Comparing Feature Ranking Methods

Different methods can rank features differently. This notebook compares multi-pass permutation importance, ALE variance-based ranking, SHAP-based ranking, and grouped permutation importance to provide a comprehensive view of feature relevance.

[ ]:
import skexplain
import plotting_config
import shap
from skexplain.common.utils import shap_values_to_importance
[ ]:
estimators = skexplain.load_models()
X, y = skexplain.load_data()
X = X.astype({'urban': 'category', 'rural': 'category'})

print(f'X Shape : {X.shape}')
print(f'y Skew : {y.mean()*100:.1f}%')
[ ]:
explainer = skexplain.ExplainToolkit(estimators=estimators, X=X, y=y)

explainer.set_plotting_config(
    display_feature_names=plotting_config.display_feature_names,
    display_units=plotting_config.display_units,
    feature_colors=plotting_config.color_dict,
)

Multi-Pass Permutation Importance

The standard backward multi-pass method progressively permutes features and measures the drop in model performance.

[ ]:
perm_results = explainer.permutation_importance(
    n_vars=10,
    evaluation_fn='norm_aupdc',
    n_permute=5,
    subsample=0.1,
    n_jobs=8,
    verbose=True,
    random_seed=42,
    direction='backward',
)

ALE Variance-Based Ranking

Instead of measuring performance loss, we can rank features by the standard deviation of their 1D Accumulated Local Effects (ALE).
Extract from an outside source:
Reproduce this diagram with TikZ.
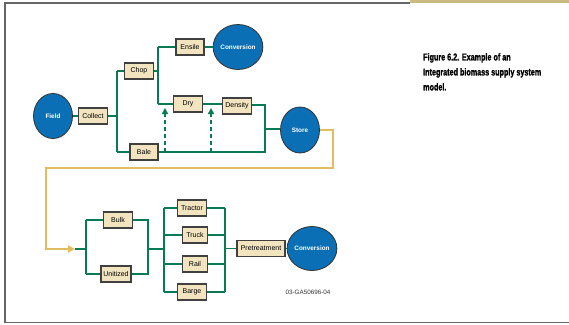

Features with higher ALE variance have a larger range of contribution to the model’s predictions. This approach is inspired by Greenwell et al. (2018).

[ ]:
ale_1d_ds = explainer.ale(features='all', n_bootstrap=1, subsample=1000, n_jobs=8, n_bins=20)
ale_var_1d = explainer.ale_variance(ale=ale_1d_ds)

SHAP-Based Ranking

SHAP values provide per-example feature attributions. By summarizing the absolute SHAP values across examples, we get another importance ranking. Here we use local_attributions(method='shap') and convert the results to an importance dataset.

[ ]:
# Use a subset for SHAP computation (can be expensive)
X_subset = shap.sample(X, 10, random_state=22)
background_dataset = shap.sample(X, 100)

shap_explainer = skexplain.ExplainToolkit(estimators[-1], X=X_subset)
shap_explainer.set_plotting_config(
    display_feature_names=plotting_config.display_feature_names,
    display_units=plotting_config.display_units,
    feature_colors=plotting_config.color_dict,
)

shap_results = shap_explainer.local_attributions(
    method='shap',
    shap_kws={'masker': background_dataset, 'algorithm': 'auto'},
)

shap_values = shap_results['shap_values__Logistic Regression'].values
shap_rank = shap_values_to_importance(
    shap_values,
    estimator_name='Logistic Regression',
    feature_names=X.columns,
)

Grouped Permutation Importance

When features are correlated, grouping them reveals their joint importance. The Group Only Permutation Feature Importance (GOPFI) method from Au et al. (2021) clusters correlated features and evaluates each group together. The feature groups are stored in .attrs["feature_groups"] of the returned dataset.

[ ]:
grouped_results = explainer.grouped_permutation_importance(
    perm_method='grouped_only',
    evaluation_fn='norm_aupdc',
    n_permute=5,
    n_jobs=8,
    subsample=0.1,
    clustering_kwargs={'n_clusters': 10},
)

# Inspect the automatically determined feature groups
print('Feature groups:', grouped_results.attrs['feature_groups'])

Comparing All Methods

We can plot results from different ranking methods side-by-side using plot_importance with multiple panels. This lets us see where different methods agree or disagree on feature rankings.

[ ]:
data = [perm_results, perm_results, ale_var_1d, shap_rank]
panels = [
    ('backward_multipass', 'Logistic Regression'),
    ('backward_singlepass', 'Logistic Regression'),
    ('ale_variance', 'Logistic Regression'),
    ('shap', 'Logistic Regression'),
]

fig = explainer.plot_importance(
    data=data,
    panels=panels,
    num_vars_to_plot=10,
    figsize=(14, 4),
)

Analysis

Comparing the rankings across methods helps triangulate which features are truly important. Features that rank highly across multiple methods are more likely to be robustly important, while disagreements may indicate sensitivity to inter-feature correlations or the specific way each method defines “importance.” Grouped importance is particularly useful when many features are correlated, as it avoids double-counting redundant information.